→ **Exercise brief**:
Retype only what runs from the beginning of the data through the line with "0.3, 0.32, 0.34, 0.36, 0.38, 0.4, 0.42, 0.44, 0.46, 0.48, 0.5];"; please omit the pictures and keep every line exact.

================================

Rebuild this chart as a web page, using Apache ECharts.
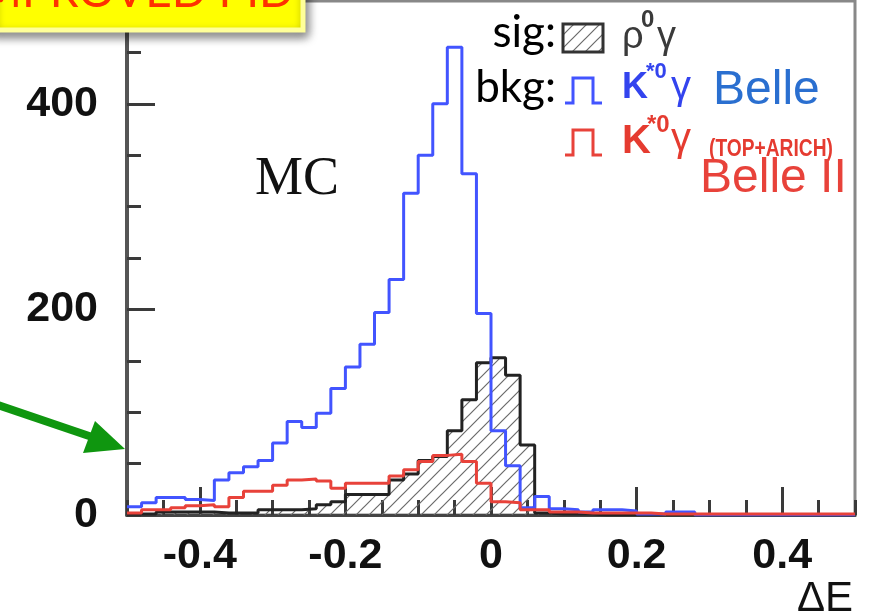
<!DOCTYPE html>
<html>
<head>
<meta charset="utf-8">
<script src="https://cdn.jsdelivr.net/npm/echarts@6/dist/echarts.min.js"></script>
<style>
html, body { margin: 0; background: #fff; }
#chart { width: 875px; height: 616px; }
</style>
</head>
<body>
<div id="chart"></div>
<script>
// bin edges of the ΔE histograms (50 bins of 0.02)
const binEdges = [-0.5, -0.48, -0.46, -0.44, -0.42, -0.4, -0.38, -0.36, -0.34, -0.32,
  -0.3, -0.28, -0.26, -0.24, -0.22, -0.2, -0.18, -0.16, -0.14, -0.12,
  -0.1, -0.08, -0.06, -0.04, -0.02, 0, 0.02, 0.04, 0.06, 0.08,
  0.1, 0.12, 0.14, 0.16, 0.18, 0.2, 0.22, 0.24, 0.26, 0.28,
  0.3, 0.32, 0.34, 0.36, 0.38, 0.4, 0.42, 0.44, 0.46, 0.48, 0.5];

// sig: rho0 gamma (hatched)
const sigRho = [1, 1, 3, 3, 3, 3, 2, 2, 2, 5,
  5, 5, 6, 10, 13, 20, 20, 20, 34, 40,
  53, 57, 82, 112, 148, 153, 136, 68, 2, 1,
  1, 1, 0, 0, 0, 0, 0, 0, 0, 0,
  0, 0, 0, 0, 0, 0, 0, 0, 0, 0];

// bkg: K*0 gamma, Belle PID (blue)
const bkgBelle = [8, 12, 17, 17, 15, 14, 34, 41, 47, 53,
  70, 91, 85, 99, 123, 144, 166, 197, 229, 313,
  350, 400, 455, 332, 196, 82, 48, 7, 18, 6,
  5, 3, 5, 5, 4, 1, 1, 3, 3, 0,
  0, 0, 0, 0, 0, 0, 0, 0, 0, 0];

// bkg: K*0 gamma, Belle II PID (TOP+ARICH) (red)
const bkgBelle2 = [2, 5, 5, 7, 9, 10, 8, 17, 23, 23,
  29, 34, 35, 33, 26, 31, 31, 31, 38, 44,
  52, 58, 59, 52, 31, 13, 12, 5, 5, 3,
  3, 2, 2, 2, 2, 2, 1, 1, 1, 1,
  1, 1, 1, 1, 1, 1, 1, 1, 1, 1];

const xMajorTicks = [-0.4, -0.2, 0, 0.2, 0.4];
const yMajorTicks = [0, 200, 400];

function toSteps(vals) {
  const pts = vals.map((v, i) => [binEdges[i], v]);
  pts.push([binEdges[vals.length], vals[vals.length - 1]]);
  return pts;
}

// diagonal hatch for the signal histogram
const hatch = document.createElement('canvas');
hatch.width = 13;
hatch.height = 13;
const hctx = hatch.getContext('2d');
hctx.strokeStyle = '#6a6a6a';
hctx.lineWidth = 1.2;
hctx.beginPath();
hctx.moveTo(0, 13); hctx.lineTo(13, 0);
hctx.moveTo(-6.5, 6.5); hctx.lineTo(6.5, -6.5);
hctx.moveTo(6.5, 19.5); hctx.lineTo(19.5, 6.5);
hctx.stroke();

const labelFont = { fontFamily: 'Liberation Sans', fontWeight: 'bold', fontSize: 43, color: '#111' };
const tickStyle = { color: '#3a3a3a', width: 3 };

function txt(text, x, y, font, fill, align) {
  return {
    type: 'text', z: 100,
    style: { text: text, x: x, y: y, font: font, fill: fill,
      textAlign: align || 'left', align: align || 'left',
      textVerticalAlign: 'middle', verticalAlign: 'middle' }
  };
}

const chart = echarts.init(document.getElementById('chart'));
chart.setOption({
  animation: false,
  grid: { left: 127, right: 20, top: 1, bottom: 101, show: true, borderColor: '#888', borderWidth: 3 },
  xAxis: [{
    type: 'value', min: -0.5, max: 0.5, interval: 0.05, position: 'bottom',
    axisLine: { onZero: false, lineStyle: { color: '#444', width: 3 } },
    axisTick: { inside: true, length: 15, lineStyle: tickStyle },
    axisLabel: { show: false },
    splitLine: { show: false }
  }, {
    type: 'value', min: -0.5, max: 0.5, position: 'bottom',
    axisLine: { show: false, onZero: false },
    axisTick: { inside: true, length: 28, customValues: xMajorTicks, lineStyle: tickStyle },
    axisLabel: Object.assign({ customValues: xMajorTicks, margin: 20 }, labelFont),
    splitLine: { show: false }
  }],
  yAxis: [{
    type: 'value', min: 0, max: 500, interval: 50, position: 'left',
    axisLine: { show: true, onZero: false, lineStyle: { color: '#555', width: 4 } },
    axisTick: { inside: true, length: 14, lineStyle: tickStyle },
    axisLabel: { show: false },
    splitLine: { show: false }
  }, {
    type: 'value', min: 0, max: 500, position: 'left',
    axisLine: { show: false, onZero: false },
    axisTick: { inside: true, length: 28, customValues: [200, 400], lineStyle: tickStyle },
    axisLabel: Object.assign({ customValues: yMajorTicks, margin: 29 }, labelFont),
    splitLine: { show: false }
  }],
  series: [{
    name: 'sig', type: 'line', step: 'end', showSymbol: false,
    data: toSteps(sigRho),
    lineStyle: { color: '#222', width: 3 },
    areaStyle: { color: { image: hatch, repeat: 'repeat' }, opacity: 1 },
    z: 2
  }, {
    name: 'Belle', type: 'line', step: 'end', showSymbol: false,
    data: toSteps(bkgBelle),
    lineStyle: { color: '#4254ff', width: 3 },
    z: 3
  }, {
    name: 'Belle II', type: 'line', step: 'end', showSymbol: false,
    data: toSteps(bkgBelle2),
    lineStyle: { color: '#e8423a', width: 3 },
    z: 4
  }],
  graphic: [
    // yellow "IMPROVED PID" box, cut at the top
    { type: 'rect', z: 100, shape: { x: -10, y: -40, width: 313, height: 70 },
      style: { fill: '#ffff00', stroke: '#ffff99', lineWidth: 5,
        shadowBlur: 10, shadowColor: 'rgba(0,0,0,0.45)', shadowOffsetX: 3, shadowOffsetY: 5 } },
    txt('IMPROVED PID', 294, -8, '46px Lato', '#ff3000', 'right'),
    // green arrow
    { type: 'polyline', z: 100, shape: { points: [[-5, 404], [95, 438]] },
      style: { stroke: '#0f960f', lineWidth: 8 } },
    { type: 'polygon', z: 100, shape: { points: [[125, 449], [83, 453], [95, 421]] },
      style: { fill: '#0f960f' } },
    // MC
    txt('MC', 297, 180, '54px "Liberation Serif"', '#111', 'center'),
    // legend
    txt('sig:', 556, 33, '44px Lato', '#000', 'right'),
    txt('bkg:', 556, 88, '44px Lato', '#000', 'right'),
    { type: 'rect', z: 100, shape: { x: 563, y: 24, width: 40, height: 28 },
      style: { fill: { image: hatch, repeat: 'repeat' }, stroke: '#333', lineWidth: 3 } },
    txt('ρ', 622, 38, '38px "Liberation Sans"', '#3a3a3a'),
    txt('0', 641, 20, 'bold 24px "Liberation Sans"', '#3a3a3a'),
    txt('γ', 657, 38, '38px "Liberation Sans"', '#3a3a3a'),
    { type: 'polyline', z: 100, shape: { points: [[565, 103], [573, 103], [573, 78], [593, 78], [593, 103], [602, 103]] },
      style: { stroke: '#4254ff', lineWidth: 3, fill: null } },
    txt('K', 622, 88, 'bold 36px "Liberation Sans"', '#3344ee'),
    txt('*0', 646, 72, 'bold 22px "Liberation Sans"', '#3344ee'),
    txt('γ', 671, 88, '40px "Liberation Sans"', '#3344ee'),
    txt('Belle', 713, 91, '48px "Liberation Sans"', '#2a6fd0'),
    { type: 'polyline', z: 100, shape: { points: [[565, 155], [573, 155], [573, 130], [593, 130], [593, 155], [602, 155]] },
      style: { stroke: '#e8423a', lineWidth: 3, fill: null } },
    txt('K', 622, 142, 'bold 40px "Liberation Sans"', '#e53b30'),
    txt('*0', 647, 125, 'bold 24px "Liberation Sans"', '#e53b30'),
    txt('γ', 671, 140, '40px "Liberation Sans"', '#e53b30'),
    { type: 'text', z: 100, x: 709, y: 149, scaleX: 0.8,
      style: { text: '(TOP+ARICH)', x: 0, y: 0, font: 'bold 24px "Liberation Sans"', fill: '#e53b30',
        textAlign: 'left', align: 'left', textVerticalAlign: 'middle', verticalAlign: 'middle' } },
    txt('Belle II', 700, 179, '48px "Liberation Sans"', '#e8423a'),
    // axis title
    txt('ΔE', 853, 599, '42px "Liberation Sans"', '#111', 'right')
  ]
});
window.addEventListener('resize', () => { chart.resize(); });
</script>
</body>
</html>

================================

→ **Response to this task**:
Rebuild this chart as a web page, using Apache ECharts.
<!DOCTYPE html>
<html>
<head>
<meta charset="utf-8">
<script src="https://cdn.jsdelivr.net/npm/echarts@6/dist/echarts.min.js"></script>
<style>
html, body { margin: 0; background: #fff; }
#chart { width: 875px; height: 616px; }
</style>
</head>
<body>
<div id="chart"></div>
<script>
// bin edges of the ΔE histograms (50 bins of 0.02)
const binEdges = [-0.5, -0.48, -0.46, -0.44, -0.42, -0.4, -0.38, -0.36, -0.34, -0.32,
  -0.3, -0.28, -0.26, -0.24, -0.22, -0.2, -0.18, -0.16, -0.14, -0.12,
  -0.1, -0.08, -0.06, -0.04, -0.02, 0, 0.02, 0.04, 0.06, 0.08,
  0.1, 0.12, 0.14, 0.16, 0.18, 0.2, 0.22, 0.24, 0.26, 0.28,
  0.3, 0.32, 0.34, 0.36, 0.38, 0.4, 0.42, 0.44, 0.46, 0.48, 0.5];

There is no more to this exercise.